Google Begins Interest Group-Based Ad Experiment

Google AdSense will begin testing FLEDGE (the First Locally-Executed Decision over Groups Experiment) for a small percentage of traffic on or after August 28.

The company wrote in a post that it does not expect the tests to have a revenue or performance impact on publishers. It also does not expect to see a change on how publisher controls apply. At least not for now.

Understanding user interests will become key to understanding and enabling more relevant ads than only choosing ads based on site content, also known as contextual targeting. Or by using information that the user provided to the site that the ad appears

FLEDGE, which relies on APIs and interest groups, is part of Google’s Privacy Sandbox proposal for targeting ads. It allows third parties to track the behavior of users in browsers across websites.



Google provides details on how user interest groups inform ad selection as the person visits different sites, but here is a summary.

For example, the person visits the website of a custom bike maker and spends some time online viewing different bike models. Later that day, the user visits a news website and is shown an ad for a new bike from the bike maker it visited earlier that day.

If the person visits the website of a custom bike maker, also the advertiser, and spends some time on the product page for a handmade steel bike. This provides the bike maker with an opportunity to target an ad. Then the advertisers demand-side platform (DSP) asks the browser to add an interest group.

In this example, the group might be named custom-bikes. The interest group owner is an ad-space buyer in the ad auction.

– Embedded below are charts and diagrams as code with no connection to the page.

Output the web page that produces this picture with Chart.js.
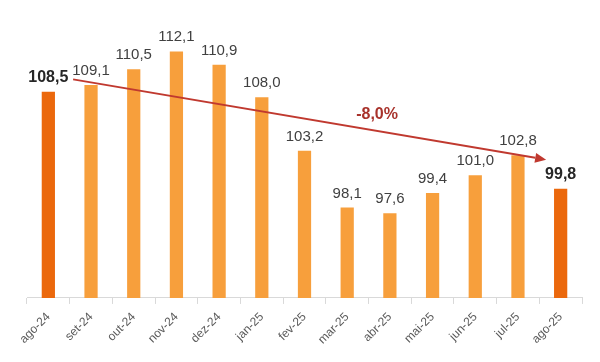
<!DOCTYPE html>
<html>
<head>
<meta charset="utf-8">
<script src="https://cdn.jsdelivr.net/npm/chart.js@4"></script>
<style>
html,body{margin:0;padding:0;background:#fff;}
#wrap{width:600px;height:362px;position:relative;}
</style>
</head>
<body>
<div id="wrap"><canvas id="c" width="600" height="362"></canvas></div>
<script>
const categories = ['ago-24','set-24','out-24','nov-24','dez-24','jan-25','fev-25','mar-25','abr-25','mai-25','jun-25','jul-25','ago-25'];
const values = [108.5,109.1,110.5,112.1,110.9,108.0,103.2,98.1,97.6,99.4,101.0,102.8,99.8];
const highlight = [true,false,false,false,false,false,false,false,false,false,false,false,true];
const changeLabel = '-8,0%';

const DARK = '#EB680C';
const LIGHT = '#F79F3C';

const fmt = v => v.toFixed(1).replace('.', ',');

const labelPlugin = {
  id: 'barLabels',
  afterDatasetsDraw(chart) {
    const ctx = chart.ctx;
    const meta = chart.getDatasetMeta(0);
    ctx.save();
    ctx.textAlign = 'center';
    ctx.textBaseline = 'alphabetic';
    meta.data.forEach((bar, i) => {
      ctx.font = (highlight[i] ? 'bold 16px ' : '15px ') + '"Liberation Sans", Arial, sans-serif';
      ctx.fillStyle = highlight[i] ? '#262626' : '#404040';
      ctx.fillText(fmt(values[i]), bar.x, bar.y - 10);
    });
    ctx.restore();
  }
};

const arrowPlugin = {
  id: 'trendArrow',
  afterDatasetsDraw(chart) {
    const ctx = chart.ctx;
    const xs = chart.scales.x, ys = chart.scales.y;
    const n = values.length;
    const px = f => {
      const i = Math.floor(f), fr = f - i;
      const a = xs.getPixelForValue(i), b = xs.getPixelForValue(Math.min(i + 1, n - 1));
      return a + (b - a) * fr;
    };
    const x1 = px(0.58), y1 = ys.getPixelForValue(values[0] + 1.1);
    const x2 = px(n - 1 - 0.34), y2 = ys.getPixelForValue(values[n - 1] + 2.6);
    const ang = Math.atan2(y2 - y1, x2 - x1);
    const head = 11, hw = 5;
    ctx.save();
    ctx.strokeStyle = '#C0392F';
    ctx.fillStyle = '#C0392F';
    ctx.lineWidth = 2;
    ctx.beginPath();
    ctx.moveTo(x1, y1);
    ctx.lineTo(x2 - Math.cos(ang) * head, y2 - Math.sin(ang) * head);
    ctx.stroke();
    ctx.beginPath();
    ctx.moveTo(x2, y2);
    ctx.lineTo(x2 - Math.cos(ang) * head - Math.sin(ang) * hw, y2 - Math.sin(ang) * head + Math.cos(ang) * hw);
    ctx.lineTo(x2 - Math.cos(ang) * head + Math.sin(ang) * hw, y2 - Math.sin(ang) * head - Math.cos(ang) * hw);
    ctx.closePath();
    ctx.fill();
    const lx = px(7.7);
    const ly = y1 + (y2 - y1) * ((lx - x1) / (x2 - x1)) - 12;
    ctx.font = 'bold 16px "Liberation Sans", Arial, sans-serif';
    ctx.fillStyle = '#A8322B';
    ctx.textAlign = 'center';
    ctx.textBaseline = 'alphabetic';
    ctx.fillText(changeLabel, lx, ly);
    ctx.restore();
  }
};

new Chart(document.getElementById('c'), {
  type: 'bar',
  data: {
    labels: categories,
    datasets: [{
      data: values,
      backgroundColor: highlight.map(h => h ? DARK : LIGHT),
      borderWidth: 0,
      categoryPercentage: 1.0,
      barPercentage: 0.31
    }]
  },
  options: {
    responsive: false,
    animation: false,
    devicePixelRatio: 1,
    layout: { padding: { left: 27, right: 18, top: 8, bottom: 9 } },
    plugins: { legend: { display: false }, tooltip: { enabled: false } },
    scales: {
      y: { display: false, min: 90, max: 116 },
      x: {
        offset: true,
        grid: { offset: true, drawOnChartArea: false, drawTicks: true, tickLength: 6, color: '#D9D9D9' },
        border: { color: '#D9D9D9', width: 1 },
        ticks: {
          color: '#595959',
          font: { size: 12, family: '"Liberation Sans", Arial, sans-serif' },
          maxRotation: 45, minRotation: 45, padding: 6, autoSkip: false
        }
      }
    }
  },
  plugins: [labelPlugin, arrowPlugin]
});
</script>
</body>
</html>
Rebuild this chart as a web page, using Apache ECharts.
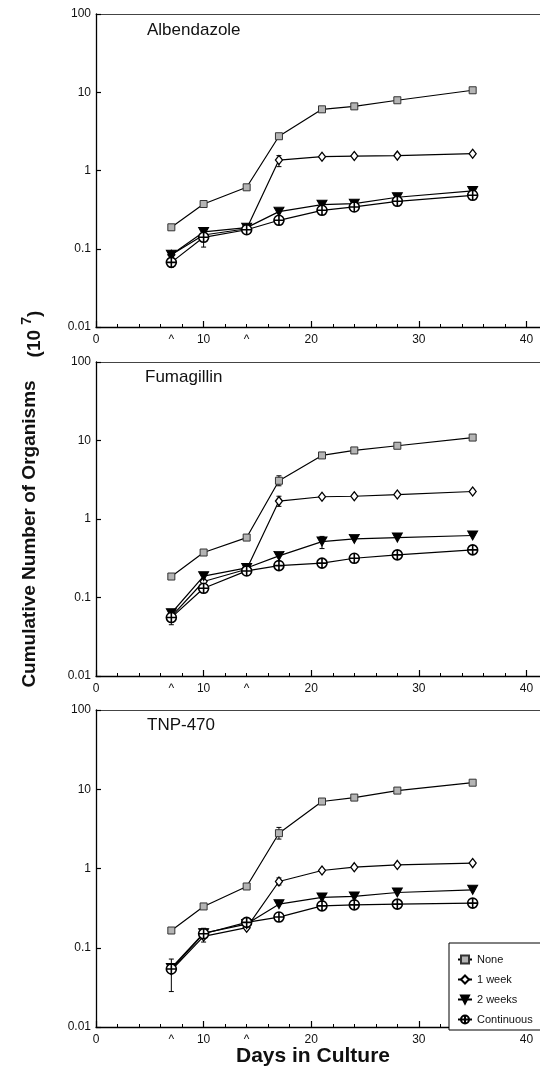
<!DOCTYPE html>
<html>
<head>
<meta charset="utf-8">
<script src="https://cdn.jsdelivr.net/npm/echarts@6/dist/echarts.min.js"></script>
<style>
  html, body { margin: 0; padding: 0; background: #fff; }
  #chart { width: 540px; height: 1067px; }
</style>
</head>
<body>
<div id="chart"></div>
<script>
// Sampling days (x values shared by every curve)
const days = [7, 10, 14, 17, 21, 24, 28, 35];

// Treatment groups
const groupNames = ['None', '1 week', '2 weeks', 'Continuous'];
const drugNames = ['Albendazole', 'Fumagillin', 'TNP-470'];

// Cumulative organisms (x10^7), Albendazole
const albNone = [0.188, 0.373, 0.61, 2.74, 6.05, 6.6, 7.9, 10.6];
const alb1wk  = [0.084, 0.15, 0.18, 1.36, 1.50, 1.53, 1.55, 1.64];
const alb2wk  = [0.084, 0.164, 0.186, 0.298, 0.366, 0.377, 0.455, 0.548];
const albCont = [0.067, 0.14, 0.175, 0.231, 0.31, 0.342, 0.404, 0.482];

// Fumagillin
const fumNone = [0.185, 0.374, 0.58, 3.07, 6.45, 7.47, 8.57, 10.9];
const fum1wk  = [0.057, 0.16, 0.229, 1.69, 1.92, 1.95, 2.05, 2.24];
const fum2wk  = [0.063, 0.187, 0.238, 0.339, 0.516, 0.558, 0.58, 0.616];
const fumCont = [0.0555, 0.131, 0.218, 0.255, 0.274, 0.316, 0.349, 0.404];

// TNP-470
const tnpNone = [0.165, 0.332, 0.593, 2.79, 7.0, 7.85, 9.62, 12.1];
const tnp1wk  = [0.052, 0.139, 0.179, 0.686, 0.944, 1.04, 1.11, 1.17];
const tnp2wk  = [0.0555, 0.153, 0.199, 0.355, 0.431, 0.444, 0.498, 0.538];
const tnpCont = [0.0539, 0.150, 0.209, 0.244, 0.338, 0.348, 0.355, 0.366];

// Error bars: [day, low, high]
const albErr = [[7, 0.058, 0.078], [10, 0.105, 0.165], [17, 1.12, 1.55]];
const fumErr = [[7, 0.045, 0.065], [10, 0.12, 0.2], [17, 2.65, 3.55], [17, 1.45, 1.95], [21, 0.42, 0.6]];
const tnpErr = [[7, 0.028, 0.072], [10, 0.118, 0.176], [17, 2.35, 3.3], [17, 0.62, 0.76]];

// Tick labels
const yTickLabels = ['0.01', '0.1', '1', '10', '100'];
const xTickLabels = ['0', '10', '20', '30', '40'];
const doseMarkDays = [7, 14];

const panelValues = [
  [albNone, alb1wk, alb2wk, albCont],
  [fumNone, fum1wk, fum2wk, fumCont],
  [tnpNone, tnp1wk, tnp2wk, tnpCont]
];
const panelErrors = [albErr, fumErr, tnpErr];

const FONT = '"Liberation Sans", Arial, Helvetica, sans-serif';

const grids = [
  { left: 96, top: 14, width: 452, height: 313, outerBoundsMode: 'none' },
  { left: 96, top: 362, width: 452, height: 314, outerBoundsMode: 'none' },
  { left: 96, top: 710, width: 452, height: 317, outerBoundsMode: 'none' }
];

const crossCircle = 'path://M1,10A9,9,0,1,1,19,10A9,9,0,1,1,1,10ZM10,1L10,19M1,10L19,10';
const groupStyles = [
  { symbol: 'rect', symbolSize: 7, symbolRotate: 0,
    itemStyle: { color: '#b4b4b4', borderColor: '#333', borderWidth: 1 } },
  { symbol: 'diamond', symbolSize: [7, 9], symbolRotate: 0,
    itemStyle: { color: '#fff', borderColor: '#000', borderWidth: 1.3 } },
  { symbol: 'triangle', symbolSize: [10, 9], symbolRotate: 180,
    itemStyle: { color: '#000', borderColor: '#000', borderWidth: 1 } },
  { symbol: crossCircle, symbolSize: 10, symbolRotate: 0,
    itemStyle: { color: '#fff', borderColor: '#000', borderWidth: 1.6 } }
];

const xAxes = [];
const yAxes = [];
const series = [];

grids.forEach((g, gi) => {
  // minor ticks every 2 days, carries the axis line and numeric labels
  xAxes.push({
    gridIndex: gi, type: 'value', position: 'bottom', min: 0, max: 42, interval: 2,
    axisLine: { show: true, onZero: false, lineStyle: { color: '#000', width: 1.3 } },
    axisTick: { show: true, inside: true, length: 3, lineStyle: { color: '#000', width: 1 } },
    axisLabel: {
      fontFamily: FONT, fontSize: 12, color: '#111', margin: 7,
      formatter: v => (v % 10 === 0 ? (xTickLabels[v / 10] || '') : '')
    },
    splitLine: { show: false }
  });
  // major ticks every 10 days
  xAxes.push({
    gridIndex: gi, type: 'value', position: 'bottom', min: 0, max: 42, interval: 10,
    axisLine: { show: false, onZero: false },
    axisTick: { show: true, inside: true, length: 6, lineStyle: { color: '#000', width: 1.2 } },
    axisLabel: { show: false },
    splitLine: { show: false }
  });
  // dosing marks under the axis
  xAxes.push({
    gridIndex: gi, type: 'value', position: 'bottom', min: 0, max: 42, interval: 7,
    axisLine: { show: false, onZero: false },
    axisTick: { show: false },
    axisLabel: {
      fontFamily: FONT, fontSize: 12, color: '#111', margin: 7,
      formatter: v => (doseMarkDays.indexOf(v) >= 0 ? '^' : '')
    },
    splitLine: { show: false }
  });
  // frame line along the top
  xAxes.push({
    gridIndex: gi, type: 'value', position: 'top', min: 0, max: 42,
    axisLine: { show: true, onZero: false, lineStyle: { color: '#444', width: 1 } },
    axisTick: { show: false }, axisLabel: { show: false }, splitLine: { show: false }
  });

  yAxes.push({
    gridIndex: gi, type: 'log', logBase: 10, min: 0.01, max: 100,
    axisLine: { show: true, onZero: false, lineStyle: { color: '#000', width: 1.3 } },
    axisTick: { show: true, inside: true, length: 5, lineStyle: { color: '#000', width: 1.2 } },
    axisLabel: {
      fontFamily: FONT, fontSize: 12, color: '#111', margin: 5,
      formatter: v => yTickLabels[Math.round(Math.log10(v)) + 2] || ''
    },
    splitLine: { show: false },
    minorTick: { show: false }
  });

  series.push({
    type: 'custom',
    xAxisIndex: gi * 4, yAxisIndex: gi,
    silent: true, z: 1,
    data: panelErrors[gi],
    encode: { x: 0, y: [1, 2] },
    renderItem: (params, api) => {
      const x = api.value(0);
      const lo = api.coord([x, api.value(1)]);
      const hi = api.coord([x, api.value(2)]);
      const s = { stroke: '#000', lineWidth: 1 };
      return {
        type: 'group',
        children: [
          { type: 'line', shape: { x1: lo[0], y1: lo[1], x2: hi[0], y2: hi[1] }, style: s },
          { type: 'line', shape: { x1: lo[0] - 2.5, y1: lo[1], x2: lo[0] + 2.5, y2: lo[1] }, style: s },
          { type: 'line', shape: { x1: hi[0] - 2.5, y1: hi[1], x2: hi[0] + 2.5, y2: hi[1] }, style: s }
        ]
      };
    }
  });

  panelValues[gi].forEach((vals, si) => {
    const st = groupStyles[si];
    series.push({
      name: groupNames[si],
      type: 'line',
      xAxisIndex: gi * 4, yAxisIndex: gi,
      data: days.map((d, i) => [d, vals[i]]),
      symbol: st.symbol,
      symbolSize: st.symbolSize,
      symbolRotate: st.symbolRotate,
      showAllSymbol: true,
      z: 2 + si,
      lineStyle: { color: '#000', width: 1.2 },
      itemStyle: st.itemStyle,
      emphasis: { disabled: true }
    });
  });
});

const titleStyle = { fontFamily: FONT, fontSize: 17, fontWeight: 'normal', color: '#111' };

const chart = echarts.init(document.getElementById('chart'), null, { renderer: 'canvas' });
chart.setOption({
  animation: false,
  backgroundColor: '#fff',
  grid: grids,
  xAxis: xAxes,
  yAxis: yAxes,
  title: [
    { text: drugNames[0], left: 147, top: 22, padding: 0, textStyle: titleStyle },
    { text: drugNames[1], left: 145, top: 369, padding: 0, textStyle: titleStyle },
    { text: drugNames[2], left: 147, top: 717, padding: 0, textStyle: titleStyle }
  ],
  legend: {
    data: groupNames,
    orient: 'vertical',
    left: 449, top: 943,
    padding: [11, 40, 5, 8],
    itemGap: 9,
    itemWidth: 14, itemHeight: 10,
    borderColor: '#000', borderWidth: 1,
    backgroundColor: '#fff',
    selectedMode: false,
    textStyle: { fontFamily: FONT, fontSize: 11, color: '#111' }
  },
  graphic: [
    {
      type: 'text', x: 30, y: 534, rotation: Math.PI / 2,
      style: {
        text: 'Cumulative Number of Organisms',
        font: 'bold 19px ' + FONT, fill: '#111',
        textAlign: 'center', textVerticalAlign: 'middle'
      }
    },
    {
      type: 'text', x: 32, y: 334, rotation: Math.PI / 2,
      style: {
        text: '{a|(10 }{b|7}{a|)}',
        textAlign: 'center', textVerticalAlign: 'middle', fill: '#111',
        rich: {
          a: { fontFamily: FONT, fontSize: 19, fontWeight: 'bold', lineHeight: 24, verticalAlign: 'bottom', fill: '#111' },
          b: { fontFamily: FONT, fontSize: 14, fontWeight: 'bold', lineHeight: 24, verticalAlign: 'top', fill: '#111' }
        }
      }
    },
    {
      type: 'text', x: 313, y: 1056,
      style: {
        text: 'Days in Culture',
        font: 'bold 21px ' + FONT, fill: '#111',
        textAlign: 'center', textVerticalAlign: 'middle'
      }
    }
  ],
  series: series
});
</script>
</body>
</html>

The owner provides configuration information to enable the browser to access bidding code, ad code, and realtime data for the group when an ad auction is run.

An ad auction, eventually, is run on the user's device in the browser to select a specific ad on the publisher’s site. The code to run the auction is likely to be provided by the publisher site's supply-side platform (SSP) or by the site itself.

On July 27, Google said it would delay the deprecation of browser cookies -- a practice long used by advertisers to target advertisements to consumers—until 2024 because advertisers need more time to transition to Google’s cookie replacement, Anthony Chavez, vice president of Privacy Sandbox, wrote in a blog post.

The idea is to expand testing for the Privacy Sandbox APIs before Google disables third-party cookies in Chrome. This is one of the tests.